Legislation to responsibly phase out Oklahoma’s personal income tax over 10 years and spark long-term economic and job growth in the state cleared its first major hurdle this week.
House Bill 3038, which is authored by a coalition of lawmakers making up nearly a fourth of the entire state House of Representatives, was approved Monday in a bipartisan vote of the House Appropriations and Budget Subcommittee on Revenue and Taxation.
The measure would repeal Oklahoma’s progressive personal income tax without necessitating increases in other tax rates or cuts in funding to core government services.
“Our goal is to make Oklahoma the best state in the nation for business and job growth,” said state Rep. Leslie Osborn, a Mustang Republican who is one of 23 primary authors of HB 3038. “We can achieve this goal by allowing each and every Oklahoman the ability to keep more of the fruits of their labor, which gives them greater incentive to pursue prosperity for themselves and their family.”
HB 3038 would phase out the state personal income tax through a process of simplifying the tax code, making modest reductions in wasteful, inefficient and non-essential state spending at the outset of the phase-out process, and utilizing growth revenue from other sources as Oklahoma’s private sector grows in response to the state’s dramatically improved tax climate.
Were Oklahoma to eliminate its personal income tax without raising or expanding any other tax rates, the state would have the lowest overall tax burden in the continental United States.
“We want to place Oklahoma on a course of sustained, robust prosperity and job growth that will bear real fruit in the short term and continue well into the future for our kids and grandkids,” said state Rep. Josh Cockroft, a Tecumseh Republican who is another principal author of HB 3038. “Even though many of the policy reforms in Oklahoma over the last decade have put us on better economic footing, we’re not content to just be better than some other states.

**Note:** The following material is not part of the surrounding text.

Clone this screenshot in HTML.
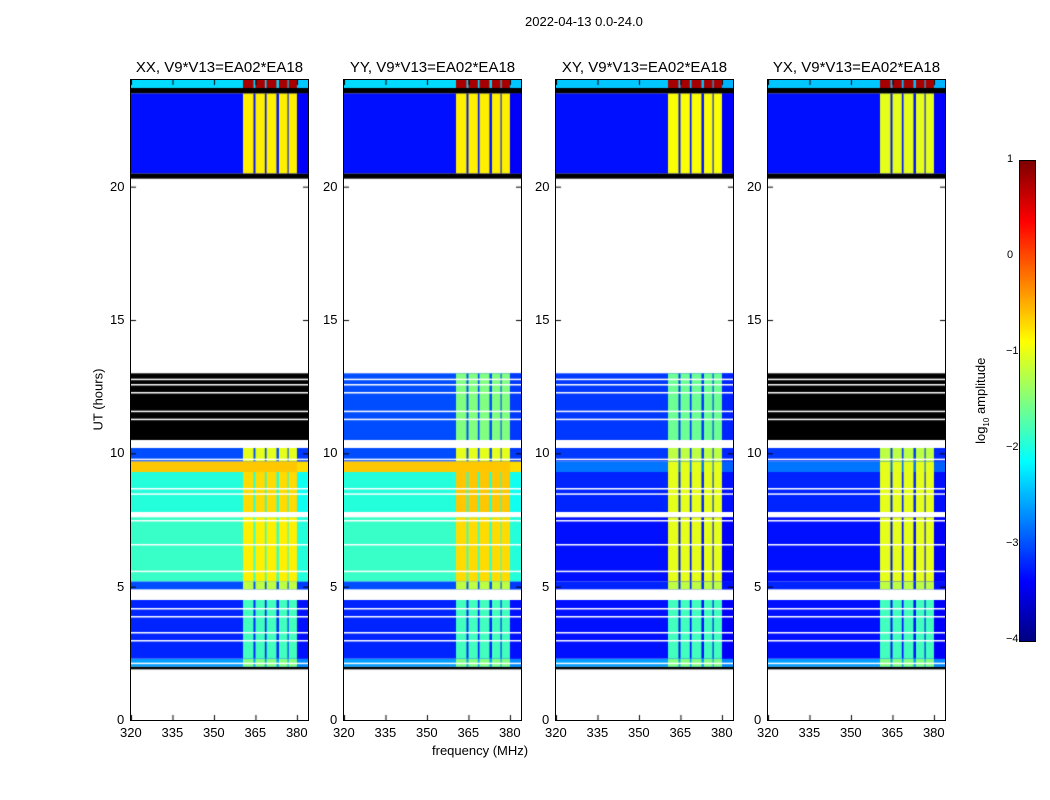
<!DOCTYPE html>
<html><head><meta charset="utf-8">
<style>
body{margin:0;background:#fff;width:1050px;height:800px;position:relative;overflow:hidden;font-family:"Liberation Sans","DejaVu Sans",sans-serif;}
.abs{position:absolute;}
canvas{position:absolute;}
.t{position:absolute;font-size:13px;color:#000;white-space:nowrap;}
.title{position:absolute;font-size:15px;white-space:nowrap;transform:translateX(-50%);}
</style></head><body>
<div class="t" style="left:525px;top:14px;">2022-04-13 0.0-24.0</div>
<div class="t" style="left:432px;top:743px;">frequency (MHz)</div>
<div class="t" style="left:60px;top:392px;transform:rotate(-90deg);transform-origin:center;width:76px;text-align:center;">UT (hours)</div>
<div id="root"></div>
<canvas id="cbar" width="15" height="480" style="left:1019px;top:160px;border:1px solid #000;"></canvas>
<div class="t" style="left:932px;top:392px;transform:rotate(-90deg);width:100px;text-align:center;">log<sub style="font-size:8px">10</sub> amplitude</div>
<script>
const panelTitles=["XX, V9*V13=EA02*EA18","YY, V9*V13=EA02*EA18","XY, V9*V13=EA02*EA18","YX, V9*V13=EA02*EA18"];
const panelLefts=[131,344,556,768];
const xTicks=[320,335,350,365,380];
const yTicks=[0,5,10,15,20];
const cbTicks=[1,0,-1,-2,-3,-4];
// time segments (hours)
const segStart=[1.9,2.0,2.3,4.5,4.9,5.2,7.6,7.8,9.3,9.7,10.2,10.5,13.0,20.3,20.5,23.5,23.7];
const segEnd  =[2.0,2.3,4.5,4.9,5.2,7.6,7.8,9.3,9.7,10.2,10.5,13.0,20.3,20.5,23.5,23.7,24.0];
// base values per panel (F = flagged black, null = no data)
const F=-99;
const baseXX=[F,-2.6,-3.2,null,-3.0,-1.85,null,-1.95,-0.6,-3.0,null,F,null,F,-3.3,F,-2.3];
const baseYY=[F,-2.6,-3.2,null,-3.0,-1.85,null,-1.95,-0.6,-3.0,null,-3.0,null,F,-3.3,F,-2.3];
const baseXY=[F,-2.6,-3.3,null,-3.2,-3.3,null,-3.2,-2.8,-3.1,null,-3.1,null,F,-3.3,F,-2.4];
const baseYX=[F,-2.6,-3.3,null,-3.2,-3.3,null,-3.2,-2.8,-3.1,null,F,null,F,-3.3,F,-2.4];
const rfiXX=[F,-1.5,-1.8,null,-1.2,-0.8,null,-0.7,-0.6,-1.0,null,F,null,F,-0.8,F,0.8];
const rfiYY=[F,-1.5,-1.8,null,-1.2,-0.7,null,-0.6,-0.6,-1.0,null,-1.5,null,F,-0.8,F,0.8];
const rfiXY=[F,-1.5,-1.8,null,-1.2,-1.0,null,-1.0,-1.0,-1.2,null,-1.6,null,F,-0.9,F,0.8];
const rfiYX=[F,-1.5,-1.8,null,-1.2,-1.0,null,-1.0,-1.0,-1.2,null,F,null,F,-1.0,F,0.8];
const baseVals=[baseXX,baseYY,baseXY,baseYX];
const rfiVals=[rfiXX,rfiYY,rfiXY,rfiYX];
// RFI frequency bands (MHz)
const bandStart=[360.5,365,369,373.5,377];
const bandEnd=[364.3,368.4,372.6,376.6,380];
// flagged (white) lines in hours
const whiteLines=[2.15,3.0,3.3,3.9,4.2,5.6,6.6,7.5,8.5,8.7,9.8,11.3,11.6,12.3,12.6,12.8,21.1,21.9,22.7,23.2,23.35];

function jet(v){let t=(v+4)/5;t=Math.max(0,Math.min(1,t));
 const r=Math.max(0,Math.min(1,1.5-Math.abs(4*t-3))),g=Math.max(0,Math.min(1,1.5-Math.abs(4*t-2))),b=Math.max(0,Math.min(1,1.5-Math.abs(4*t-1)));
 return `rgb(${Math.round(r*255)},${Math.round(g*255)},${Math.round(b*255)})`;}
const W=177,H=640,TOP=80;
const xs=f=>(f-320)/64*W, ys=h=>H-(h/24)*H;
const root=document.getElementById('root');
panelLefts.forEach((L,p)=>{
 const c=document.createElement('canvas');c.width=W;c.height=H;
 c.style.left=L+'px';c.style.top=TOP+'px';c.style.outline='1px solid #000';
 
 
 root.appendChild(c);
 const g=c.getContext('2d');g.fillStyle='#fff';g.fillRect(0,0,W,H);
 segStart.forEach((s,i)=>{
  const b=baseVals[p][i],r=rfiVals[p][i];if(b===null)return;
  const y0=ys(segEnd[i]),y1=ys(s),h=y1-y0;
  if(b===F){g.fillStyle='#000';g.fillRect(0,y0,W,h);return;}
  g.fillStyle=jet(b);g.fillRect(0,y0,W,h);
  g.fillStyle=jet(b-0.1);g.fillRect(xs(380),y0,W-xs(380),h);
  bandStart.forEach((bs,k)=>{g.fillStyle=jet(r);g.fillRect(xs(bs),y0,xs(bandEnd[k])-xs(bs),h);});
 });
 g.fillStyle='#fff';
 whiteLines.forEach(h=>{const y=ys(h);if(y<ys(20.3)||y>ys(1.9))return;g.fillRect(0,y,W,1.5);});
 g.fillStyle='#000';
 xTicks.forEach(f=>{g.fillRect(xs(f),H-5,1,5);g.fillRect(xs(f),0,1,5);});
 yTicks.forEach(h=>{g.fillRect(0,ys(h),5,1);g.fillRect(W-5,ys(h),5,1);});
 const t=document.createElement('div');t.className='title';t.textContent=panelTitles[p];
 t.style.left=(L+W/2)+'px';t.style.top='59px';
 
 
 root.appendChild(t);
 xTicks.forEach(f=>{const d=document.createElement('div');d.className='t';d.textContent=f;
  d.style.left=(L+xs(f)-11)+'px';d.style.top='725px';
  
  
  root.appendChild(d);});
 yTicks.forEach(h=>{const d=document.createElement('div');d.className='t';d.textContent=h;
  d.style.left=(L-6-(h>=10?15:8))+'px';d.style.top=(TOP+ys(h)-8)+'px';
  
  
  root.appendChild(d);});
});
const cb=document.getElementById('cbar').getContext('2d');
for(let y=0;y<480;y++){cb.fillStyle=jet(1-y/480*5);cb.fillRect(0,y,15,1);}
cbTicks.forEach(v=>{const y=160+(1-v)/5*480;
 const d=document.createElement('div');d.className='t';d.style.fontSize='11px';
 d.textContent=v<0?'\u2212'+(-v):v;d.style.left=(v<0?1006:1007)+'px';d.style.top=(y-7)+'px';
 
 
 root.appendChild(d);});
</script>
</body></html>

We have the potential to be the best state in America for business and jobs, and we need to take that transformational step.”
Supporters of HB 3038 maintain that lower tax rates have historically proven to have a positive impact on work, output and employment. The result has been higher levels of economic growth, job creation and state revenue growth, on average, in low-tax states.
“We have the opportunity to make Oklahoma a magnet for business creation, relocation and expansion,” said state Rep. Elise Hall, an Oklahoma City Republican and sponsor of HB 3038. “Experience from tax cuts at the national level, in other states, and even here in Oklahoma has shown that lower tax burdens lead to increased prosperity and greater individual economic freedom.”
As a Feb 7 editorial in the Wall Street Journal pointed out, a state’s tax burden “is a major signal about how a state treats business, investment and risk-taking.”
The editorial went on to state, in reference to efforts to repeal personal income taxes in Oklahoma, Kansas and Missouri, that, “The tax competition in America’s heartland is an encouraging sign that at least some U.S. politicians understand that they can’t take prosperity for granted. It must be nurtured with good policy, as they compete for jobs and investment with other states and the rest of the world.”